A nephrologist from Greater Taichung yesterday urged people experiencing itchy skin to seek medical advice after a 60-year-old man who overlooked the symptom was later diagnosed with severe uremia — kidney failure — and will now require a lifetime of dialysis treatments.

According to the nephrologist at Cheng Ching General Hospital’s Jhong Gang Branch who treated the patient, Lai Chien-pin (賴建賓), the man had originally attributed his skin irritation to his work as an environmental volunteer, which constantly put him in contact with waste and insects.

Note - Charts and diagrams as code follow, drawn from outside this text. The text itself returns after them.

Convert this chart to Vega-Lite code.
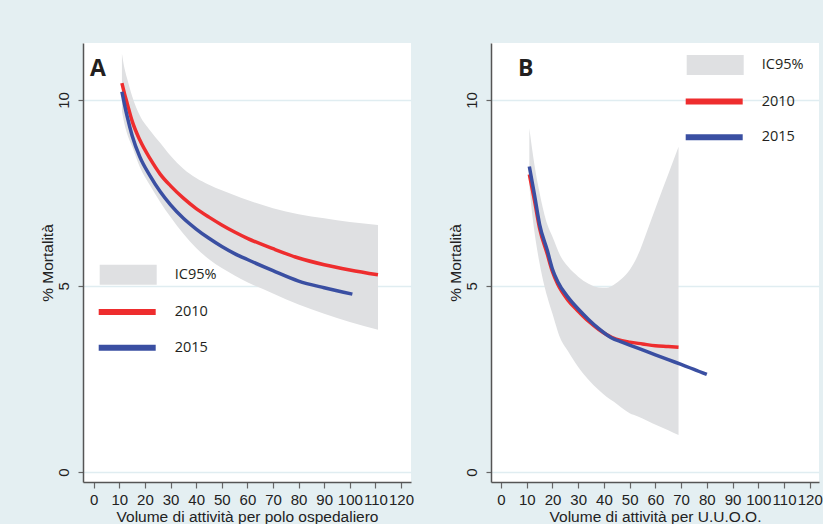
{
  "$schema": "https://vega.github.io/schema/vega-lite/v6.json",
  "background": "#e4eff2",
  "padding": {"left": 40, "top": 43, "right": 0, "bottom": 0},
  "spacing": 34,
  "config": {
    "view": {"fill": "white", "stroke": null},
    "font": "Liberation Sans",
    "axis": {
      "labelFont": "Liberation Sans",
      "titleFont": "Liberation Sans",
      "labelColor": "#222222",
      "titleColor": "#222222",
      "labelFontSize": 15,
      "titleFontSize": 15.5,
      "titleFontWeight": "normal",
      "domainColor": "#555555",
      "domainWidth": 1.5,
      "tickColor": "#666666",
      "tickWidth": 1.2
    },
    "axisX": {"grid": false, "tickSize": 6, "labelPadding": 4, "titlePadding": 2, "labelOverlap": false, "labelFlush": false},
    "axisY": {"grid": true, "gridColor": "#e0edf1", "gridWidth": 1.5, "tickSize": 5, "labelAngle": -90, "labelAlign": "center", "labelBaseline": "bottom", "labelPadding": 7, "titlePadding": 1},
    "legend": {"labelFont": "Open Sans", "labelFontSize": 14.5, "labelColor": "#231f20", "padding": 0, "title": null}
  },
  "datasets": {
    "bandA": [
      {"x": 11, "lo": 9.70, "hi": 11.25},
      {"x": 12, "lo": 9.35, "hi": 10.85},
      {"x": 13, "lo": 9.10, "hi": 10.58},
      {"x": 15, "lo": 8.75, "hi": 10.10},
      {"x": 18, "lo": 8.20, "hi": 9.58},
      {"x": 22, "lo": 7.70, "hi": 9.18},
      {"x": 26, "lo": 7.25, "hi": 8.84},
      {"x": 30, "lo": 6.85, "hi": 8.50},
      {"x": 35, "lo": 6.40, "hi": 8.15},
      {"x": 40, "lo": 6.02, "hi": 7.90},
      {"x": 45, "lo": 5.72, "hi": 7.72},
      {"x": 50, "lo": 5.48, "hi": 7.57},
      {"x": 55, "lo": 5.28, "hi": 7.44},
      {"x": 60, "lo": 5.10, "hi": 7.31},
      {"x": 70, "lo": 4.80, "hi": 7.09},
      {"x": 80, "lo": 4.50, "hi": 6.93},
      {"x": 90, "lo": 4.25, "hi": 6.82},
      {"x": 100, "lo": 4.03, "hi": 6.72},
      {"x": 111, "lo": 3.82, "hi": 6.64}
    ],
    "linesA": [
      {"x": 11, "y": 10.45, "serie": "2010"},
      {"x": 12, "y": 10.17, "serie": "2010"},
      {"x": 13, "y": 9.92, "serie": "2010"},
      {"x": 15, "y": 9.43, "serie": "2010"},
      {"x": 18, "y": 8.92, "serie": "2010"},
      {"x": 22, "y": 8.42, "serie": "2010"},
      {"x": 26, "y": 8.00, "serie": "2010"},
      {"x": 30, "y": 7.69, "serie": "2010"},
      {"x": 35, "y": 7.36, "serie": "2010"},
      {"x": 40, "y": 7.08, "serie": "2010"},
      {"x": 45, "y": 6.85, "serie": "2010"},
      {"x": 50, "y": 6.64, "serie": "2010"},
      {"x": 55, "y": 6.45, "serie": "2010"},
      {"x": 60, "y": 6.28, "serie": "2010"},
      {"x": 70, "y": 6.00, "serie": "2010"},
      {"x": 80, "y": 5.75, "serie": "2010"},
      {"x": 90, "y": 5.57, "serie": "2010"},
      {"x": 100, "y": 5.43, "serie": "2010"},
      {"x": 111, "y": 5.30, "serie": "2010"},
      {"x": 11, "y": 10.22, "serie": "2015"},
      {"x": 12, "y": 9.88, "serie": "2015"},
      {"x": 13, "y": 9.57, "serie": "2015"},
      {"x": 15, "y": 9.04, "serie": "2015"},
      {"x": 18, "y": 8.47, "serie": "2015"},
      {"x": 22, "y": 7.96, "serie": "2015"},
      {"x": 26, "y": 7.53, "serie": "2015"},
      {"x": 30, "y": 7.18, "serie": "2015"},
      {"x": 35, "y": 6.82, "serie": "2015"},
      {"x": 40, "y": 6.53, "serie": "2015"},
      {"x": 45, "y": 6.28, "serie": "2015"},
      {"x": 50, "y": 6.06, "serie": "2015"},
      {"x": 55, "y": 5.87, "serie": "2015"},
      {"x": 60, "y": 5.71, "serie": "2015"},
      {"x": 70, "y": 5.41, "serie": "2015"},
      {"x": 80, "y": 5.13, "serie": "2015"},
      {"x": 90, "y": 4.95, "serie": "2015"},
      {"x": 101, "y": 4.78, "serie": "2015"}
    ],
    "bandB": [
      {"x": 11, "lo": 7.70, "hi": 9.24},
      {"x": 12, "lo": 7.00, "hi": 8.72},
      {"x": 13, "lo": 6.45, "hi": 8.25},
      {"x": 15, "lo": 5.60, "hi": 7.50},
      {"x": 18, "lo": 4.70, "hi": 6.65},
      {"x": 20, "lo": 4.25, "hi": 6.32},
      {"x": 23, "lo": 3.60, "hi": 5.82},
      {"x": 26, "lo": 3.25, "hi": 5.52},
      {"x": 30, "lo": 2.82, "hi": 5.25},
      {"x": 34, "lo": 2.48, "hi": 5.06},
      {"x": 38, "lo": 2.20, "hi": 4.96},
      {"x": 41, "lo": 2.02, "hi": 4.95},
      {"x": 44, "lo": 1.88, "hi": 5.04},
      {"x": 47, "lo": 1.72, "hi": 5.20},
      {"x": 50, "lo": 1.58, "hi": 5.43},
      {"x": 53, "lo": 1.50, "hi": 5.80},
      {"x": 57, "lo": 1.37, "hi": 6.52},
      {"x": 61, "lo": 1.24, "hi": 7.27},
      {"x": 65, "lo": 1.12, "hi": 8.00},
      {"x": 69, "lo": 0.99, "hi": 8.74}
    ],
    "linesB": [
      {"x": 11, "y": 8.00, "serie": "2010"},
      {"x": 13, "y": 7.30, "serie": "2010"},
      {"x": 15, "y": 6.55, "serie": "2010"},
      {"x": 18, "y": 5.85, "serie": "2010"},
      {"x": 20, "y": 5.38, "serie": "2010"},
      {"x": 22, "y": 5.05, "serie": "2010"},
      {"x": 26, "y": 4.62, "serie": "2010"},
      {"x": 30, "y": 4.32, "serie": "2010"},
      {"x": 34, "y": 4.05, "serie": "2010"},
      {"x": 38, "y": 3.83, "serie": "2010"},
      {"x": 43, "y": 3.62, "serie": "2010"},
      {"x": 47, "y": 3.53, "serie": "2010"},
      {"x": 50, "y": 3.49, "serie": "2010"},
      {"x": 55, "y": 3.44, "serie": "2010"},
      {"x": 60, "y": 3.39, "serie": "2010"},
      {"x": 65, "y": 3.37, "serie": "2010"},
      {"x": 69, "y": 3.35, "serie": "2010"},
      {"x": 11, "y": 8.21, "serie": "2015"},
      {"x": 13, "y": 7.45, "serie": "2015"},
      {"x": 15, "y": 6.65, "serie": "2015"},
      {"x": 18, "y": 5.95, "serie": "2015"},
      {"x": 20, "y": 5.45, "serie": "2015"},
      {"x": 22, "y": 5.12, "serie": "2015"},
      {"x": 26, "y": 4.70, "serie": "2015"},
      {"x": 30, "y": 4.38, "serie": "2015"},
      {"x": 34, "y": 4.10, "serie": "2015"},
      {"x": 38, "y": 3.85, "serie": "2015"},
      {"x": 43, "y": 3.60, "serie": "2015"},
      {"x": 47, "y": 3.49, "serie": "2015"},
      {"x": 50, "y": 3.41, "serie": "2015"},
      {"x": 55, "y": 3.28, "serie": "2015"},
      {"x": 60, "y": 3.15, "serie": "2015"},
      {"x": 65, "y": 3.02, "serie": "2015"},
      {"x": 70, "y": 2.89, "serie": "2015"},
      {"x": 75, "y": 2.76, "serie": "2015"},
      {"x": 80, "y": 2.62, "serie": "2015"}
    ]
  },
  "resolve": {
    "scale": {"fill": "independent", "stroke": "independent", "x": "independent", "y": "independent"},
    "legend": {"fill": "independent", "stroke": "independent"}
  },
  "hconcat": [
    {
      "width": 328,
      "height": 439,
      "title": {"text": "A", "anchor": "start", "frame": "group", "offset": -38, "dx": 7, "font": "Open Sans", "fontSize": 23, "fontWeight": "bold", "color": "#231f20"},
      "layer": [
        {
          "data": {"name": "bandA"},
          "mark": {"type": "area", "opacity": 1, "interpolate": "monotone"},
          "encoding": {
            "x": {"field": "x", "type": "quantitative", "scale": {"domain": [-4.2, 123.9], "nice": false, "zero": false}, "axis": {"values": [0, 10, 20, 30, 40, 50, 60, 70, 80, 90, 100, 110, 120], "labelOverlap": false, "labelFlush": false, "labelBound": false, "title": "Volume di attività per polo ospedaliero"}},
            "y": {"field": "lo", "type": "quantitative", "scale": {"domain": [-0.27, 11.53], "nice": false, "zero": false}, "axis": {"values": [0, 5, 10], "title": "% Mortalità"}},
            "y2": {"field": "hi"},
            "fill": {"datum": "IC95%", "scale": {"range": ["#dfe0e2"]}, "legend": {"orient": "none", "legendX": 16.7, "legendY": 221.7, "symbolType": "M-1,-1H4.7V1H-1Z", "symbolSize": 400, "symbolStrokeWidth": 0, "symbolOpacity": 1, "labelOffset": 55}}
          }
        },
        {
          "data": {"name": "linesA"},
          "mark": {"type": "line", "strokeWidth": 3.5, "interpolate": "monotone"},
          "encoding": {
            "x": {"field": "x", "type": "quantitative", "axis": {"values": [0, 10, 20, 30, 40, 50, 60, 70, 80, 90, 100, 110, 120], "labelOverlap": false, "labelFlush": false, "labelBound": false, "title": "Volume di attività per polo ospedaliero"}},
            "y": {"field": "y", "type": "quantitative"},
            "stroke": {"field": "serie", "type": "nominal", "scale": {"domain": ["2010", "2015"], "range": ["#ee2d2e", "#3a4fa2"]}, "legend": {"orient": "none", "legendX": 12.7, "legendY": 256, "symbolType": "M-1,0H4.7", "symbolSize": 400, "symbolStrokeWidth": 6, "labelOffset": 53, "rowPadding": 10.7}}
          }
        }
      ]
    },
    {
      "width": 328,
      "height": 439,
      "title": {"text": "B", "anchor": "start", "frame": "group", "offset": -38, "dx": 27, "font": "Open Sans", "fontSize": 23, "fontWeight": "bold", "color": "#231f20"},
      "layer": [
        {
          "data": {"name": "bandB"},
          "mark": {"type": "area", "opacity": 1, "interpolate": "monotone"},
          "encoding": {
            "x": {"field": "x", "type": "quantitative", "scale": {"domain": [-3.9, 123.6], "nice": false, "zero": false}, "axis": {"values": [0, 10, 20, 30, 40, 50, 60, 70, 80, 90, 100, 110, 120], "labelOverlap": false, "labelFlush": false, "labelBound": false, "title": "Volume di attività per U.U.O.O."}},
            "y": {"field": "lo", "type": "quantitative", "scale": {"domain": [-0.27, 11.53], "nice": false, "zero": false}, "axis": {"values": [0, 5, 10], "title": "% Mortalità"}},
            "y2": {"field": "hi"},
            "fill": {"datum": "IC95%", "scale": {"range": ["#dfe0e2"]}, "legend": {"orient": "none", "legendX": 195.7, "legendY": 12, "symbolType": "M-1,-1H4.7V1H-1Z", "symbolSize": 400, "symbolStrokeWidth": 0, "symbolOpacity": 1, "labelOffset": 55}}
          }
        },
        {
          "data": {"name": "linesB"},
          "mark": {"type": "line", "strokeWidth": 3.5, "interpolate": "monotone"},
          "encoding": {
            "x": {"field": "x", "type": "quantitative", "axis": {"values": [0, 10, 20, 30, 40, 50, 60, 70, 80, 90, 100, 110, 120], "labelOverlap": false, "labelFlush": false, "labelBound": false, "title": "Volume di attività per U.U.O.O."}},
            "y": {"field": "y", "type": "quantitative"},
            "stroke": {"field": "serie", "type": "nominal", "scale": {"domain": ["2010", "2015"], "range": ["#ee2d2e", "#3a4fa2"]}, "legend": {"orient": "none", "legendX": 191.7, "legendY": 45.5, "symbolType": "M-1,0H4.7", "symbolSize": 400, "symbolStrokeWidth": 6, "labelOffset": 53, "rowPadding": 10.7}}
          }
        }
      ]
    }
  ]
}
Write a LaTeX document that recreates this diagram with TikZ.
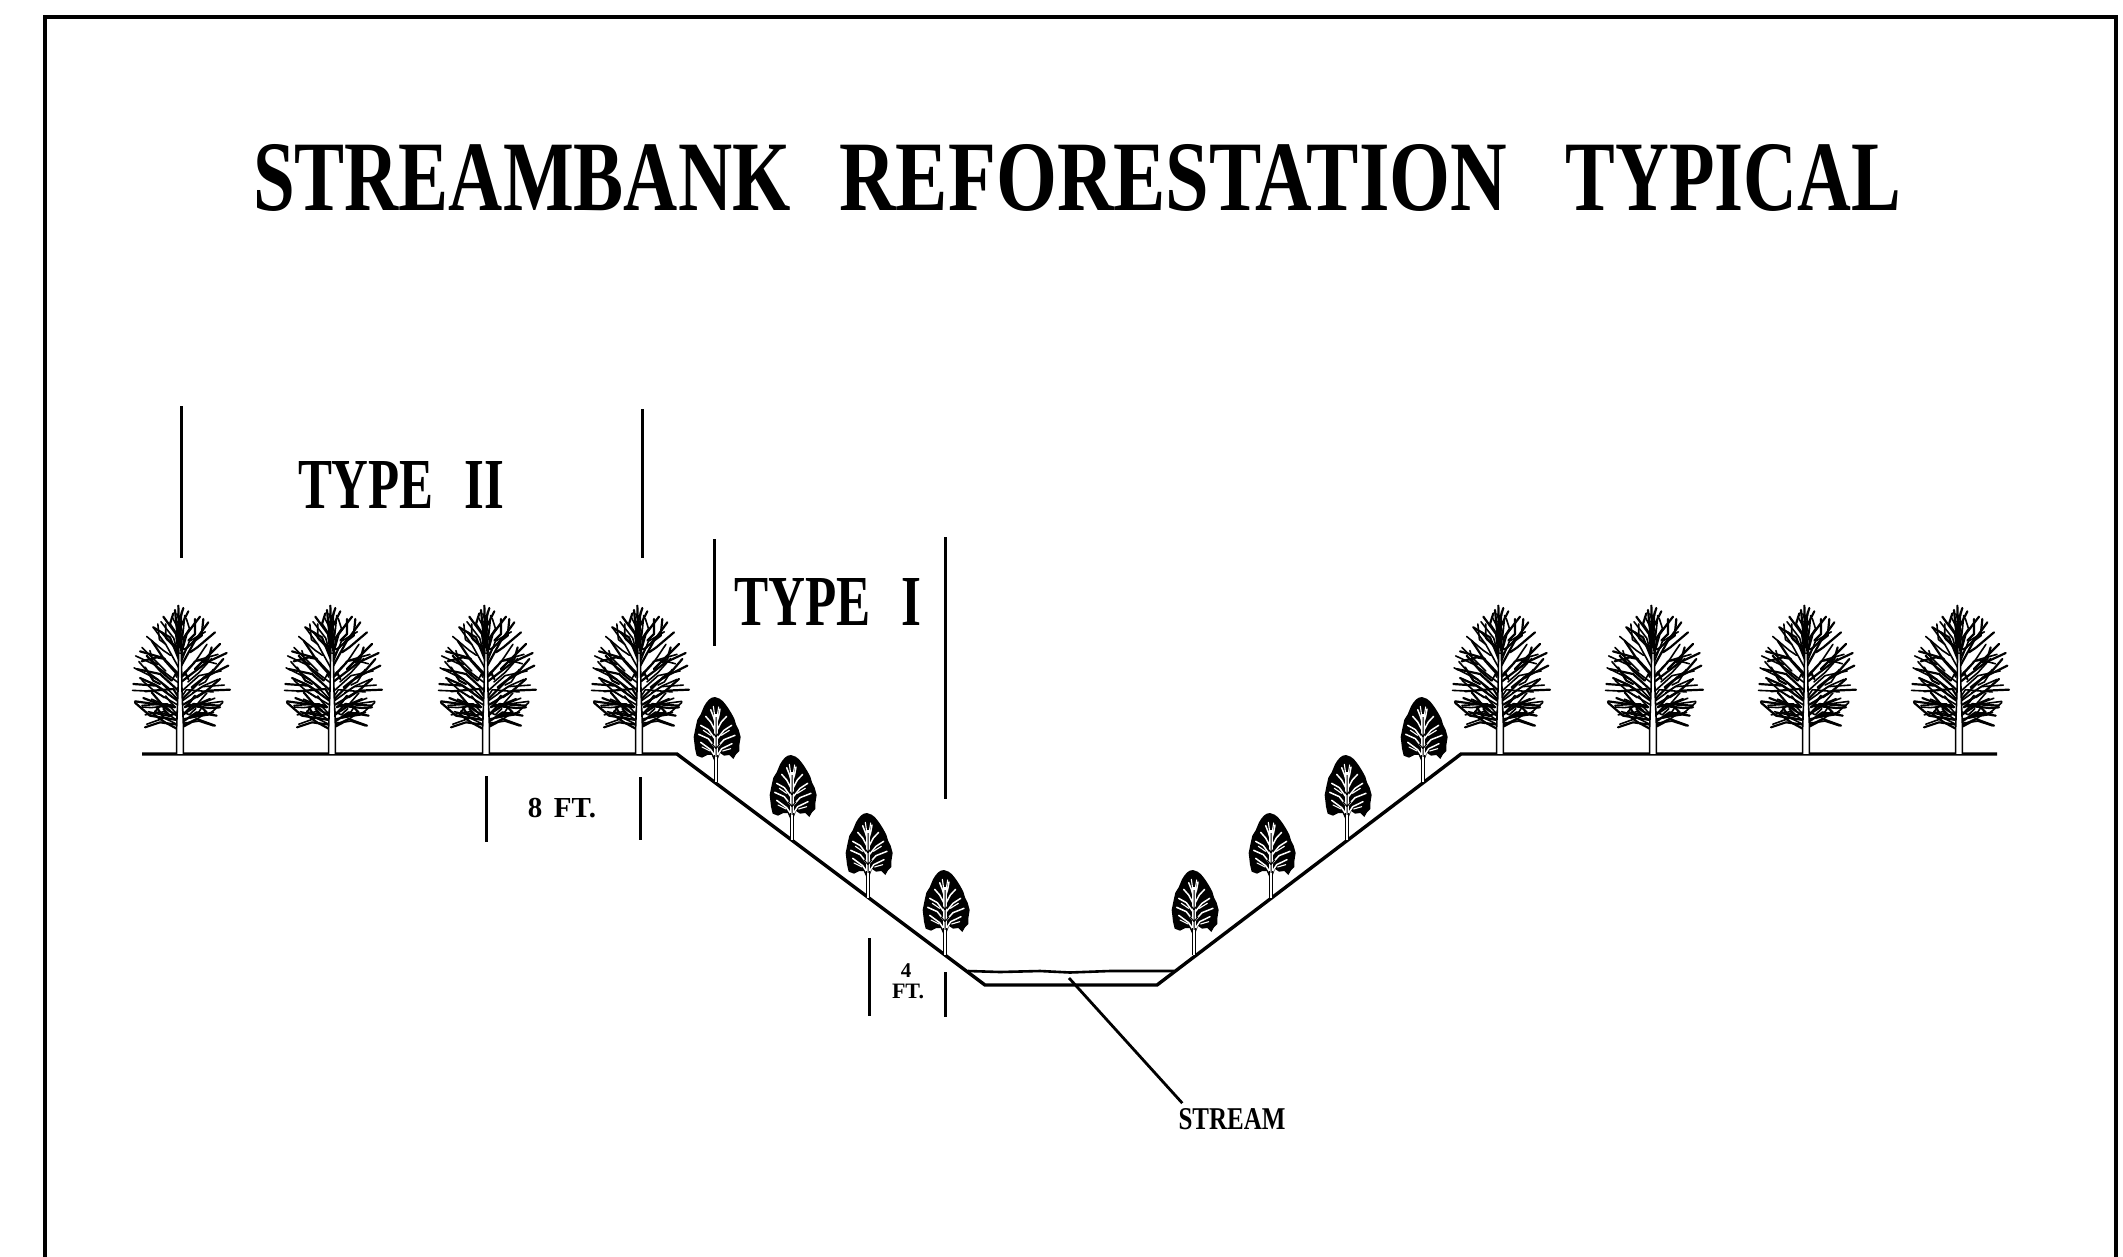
\documentclass[tikz,border=0pt]{standalone}
\usepackage{graphicx}
\usepackage{fontspec}
\setmainfont{Liberation Serif}
\usetikzlibrary{calc}
\newcommand{\treelimbs}{
        175/45/177/105/178/170, 165/58/170/110/176/150, 190/52/172/110/178/130,
        205/62/180/112/180/160, 130/78/168/130/176/190, 160/68/150/100/170/130,
        100/110/150/140/176/205, 125/125/160/165/176/190,
        240/78/200/130/182/195, 225/85/225/130/205/150, 265/95/225/150/184/225,
        250/85/245/135/225/150, 285/125/232/170/210/185,
        95/150/135/210/175/255, 60/182/130/202/175/250, 65/212/110/200/135/205,
        140/145/165/165/170/165,
        320/187/260/215/186/272, 300/160/250/210/225/235, 275/170/265/205/250/215,
        50/235/120/250/175/300, 75/230/100/270/120/280, 80/195/120/240/155/270,
        325/225/250/262/190/322, 310/205/280/240/250/262, 205/265/195/245/190/255,
        40/280/110/285/175/332, 75/302/160/295/176/320, 60/262/105/282/140/305,
        330/297/260/300/190/342, 300/265/260/300/230/320, 215/290/240/270/265/255,
        45/332/120/342/175/378, 70/322/130/345/165/350, 95/305/125/340/150/360,
        300/345/220/340/190/372, 270/325/235/340/200/345, 225/315/210/335/195/350,
        45/336/90/375/170/388, 110/350/130/380/150/385,
        75/410/120/395/172/402, 100/370/135/395/172/415,
        290/375/230/365/190/392, 285/405/230/385/190/405, 205/345/270/352/300/350,
        210/380/250/372/280/365, 240/345/260/365/215/375, 130/355/150/375/172/365}
\tikzset{
  x=1pt,y=-1pt,
  frameline/.style={line width=4.4pt,line cap=round,line join=miter},
  groundline/.style={line width=3.4pt,line join=miter},
  tickline/.style={line width=3pt},
  label/.style={inner sep=0pt,font=\bfseries},
  limb/.style={line width=2.2pt,line cap=round,line join=round},
  limbthin/.style={line width=1.6pt,line cap=round,line join=round},
  pics/bigtree/.style={code={
    \begin{scope}[x=0.3333pt,y=-0.3333pt,xshift=-60pt,yshift=163.33pt]
      \foreach \a/\b/\c/\d/\e/\f [expand list] in \treelimbs {
        \draw[limbthin] ({351-0.95*\a},{0.94*\b+20}) -- ({351-0.95*\c},{0.94*\d+20}) -- ({351-0.95*\e},{0.94*\f+20});
        \draw[limb] (\a,\b) -- (\c,\d) -- (\e,\f);
      }
      \fill[white] (171,490) -- (171,400) -- (175,300) -- (177,190) -- (183,190) -- (185,300) -- (189,400) -- (189,490) -- cycle;
      \draw[line width=1.6pt] (170,490) -- (170,410) -- (174,300) -- (176,170) -- (174,90);
      \draw[line width=1.6pt] (190,490) -- (190,400) -- (186,300) -- (184,170) -- (180,90);
    \end{scope}
  }},
  pics/smalltree/.style={code={
    \begin{scope}[x=0.3333pt,y=-0.3333pt,xshift=-36pt,yshift=101.67pt]
      \fill[black] (105,50) .. controls (125,52) and (140,75) .. (155,100)
        -- (163,115) -- (168,132) -- (176,148) -- (182,170) -- (178,195) -- (178,212)
        -- (168,222) -- (160,236) -- (148,224) -- (132,226) -- (120,218) -- (112,240)
        -- (102,240) -- (95,224) -- (82,224) -- (66,232) -- (50,226) -- (45,205)
        -- (41,170) -- (47,140) -- (52,118) -- (62,102) -- (72,78)
        .. controls (82,60) and (92,50) .. (105,50) -- cycle;
      \foreach \a/\b/\c/\d/\e/\f in {
        108/232/92/208/62/186, 108/205/85/175/56/162, 108/180/85/148/62/135,
        108/155/92/125/77/108, 108/135/100/108/92/88,
        108/232/125/205/156/190, 108/205/132/178/165/165, 108/180/132/150/155/135,
        108/155/124/125/140/108, 108/135/116/108/120/86}{
        \draw[white,line width=1.5pt,line cap=round] (\a,\b) -- (\c,\d) -- (\e,\f);
      }
      \draw[white,line width=1.1pt,line cap=round] (100,78) -- (104,105) (116,80) -- (112,105)
        (66,200) -- (90,212) (152,205) -- (128,212) (70,150) -- (92,165) (148,150) -- (124,165);
      \fill[white] (101,240) rectangle (115,100);
      \draw[line width=1pt] (108,235) -- (108,110)
        (108,205) -- (96,190) (108,205) -- (120,190) (108,170) -- (98,155) (108,170) -- (118,155);
      \fill[white] (102,305) rectangle (114,230);
      \draw[line width=1.3pt] (103,305) -- (103,225) (113,305) -- (113,225);
    \end{scope}
  }}
}
\begin{document}
\begin{tikzpicture}
\useasboundingbox (0,0) rectangle (2123,1256);
% frame
\draw[frameline] (45,1260) -- (45,17) -- (2116,17) -- (2116,1260);
% title
\node[label] (title) at (1077,178) {\resizebox{1647pt}{66pt}{\scalebox{0.957}[1]{STREAMBANK}\hspace{0.62em}REFORESTATION\hspace{0.75em}\scalebox{0.95}[1]{TYPICAL}}};
% profile
\coordinate (gl) at (142,754);
\coordinate (bl) at (677,754);
\coordinate (cl) at (985,985);
\coordinate (cr) at (1157,985);
\coordinate (br) at (1461,754);
\coordinate (gr) at (1997,754);
\draw[groundline] (gl) -- (bl) -- (cl) -- (cr) -- (br) -- (gr);
\coordinate (wl) at (968,971);
\coordinate (wr) at (1174,971);
\draw[line width=2.6pt] (wl) -- (1000,972) -- (1040,971) -- (1070,972.5) -- (1110,971) -- (wr);
% big trees
\foreach \tx in {180,332,486,639,1500,1653,1806,1959}{
  \pic at (\tx,754) {bigtree};
}
% small trees
\foreach \tx/\ty in {716/782,792/840,868/898,945/955,1194/955,1271/898,1347/840,1423/782}{
  \pic at (\tx,\ty) {smalltree};
}
% type ticks
\draw[tickline] (181,406) -- (181,558);
\draw[tickline] (642,409) -- (642,558);
\draw[tickline] (714,539) -- (714,646);
\draw[tickline] (945,537) -- (945,799);
\draw[tickline] (486,776) -- (486,842);
\draw[tickline] (640,777) -- (640,840);
\draw[tickline] (869,938) -- (869,1016);
\draw[tickline] (945,972) -- (945,1017);
% labels
\node[label] (typeii) at (401,485) {\resizebox{206pt}{47pt}{TYPE\hspace{0.6em}II}};
\node[label] (typei) at (828,602) {\resizebox{187pt}{47pt}{TYPE\hspace{0.6em}I}};
\node[label,font=\bfseries\fontsize{29}{29}\selectfont] (eightft) at (562,808) {8\hspace{0.4em}FT.};
\node[label,font=\bfseries\fontsize{21}{21}\selectfont] (fourn) at (906,971) {4};
\node[label,font=\bfseries\fontsize{22}{22}\selectfont] (fourft) at (908,991) {FT.};
\node[label] (stream) at (1232,1119) {\resizebox{107pt}{21pt}{STREAM}};
\coordinate (leaderstart) at (1069,978);
\coordinate (leaderend) at ($(stream.north west)+(4,-5)$);
\draw[line width=2.8pt] (leaderstart) -- (leaderend);
\end{tikzpicture}
\end{document}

However, as the temperature dropped in recent weeks, the patient’s skin disorder started worsening and he developed large bumps called papules with hollow centers that bled and scabbed over after being scratched.

After a period of observation of the patient’s skin conditions, Lai concluded that the man had contracted acquired perforating dermatosis (APD), a perforating skin disorder commonly found in patients with kidney diseases.

“APD is one of the more obvious symptoms of kidney diseases, but people who are diagnosed with the skin disorder could already be in a severe stage of uremia,” Lai said, adding that APD is also prevalent in patients with end-stage renal diseases or diabetes.

Lai said that by the time the man visited his outpatient service, the APD had spread to his limbs, abdomen and neck, and his blood sample revealed 12mg per deciliter of creatinine, which indicates renal function, which is eight times the normal level.

A renal ultrasound confirmed that the man’s kidneys had started shrinking and were not functioning properly, Lai said, adding that he would need dialysis three times a week.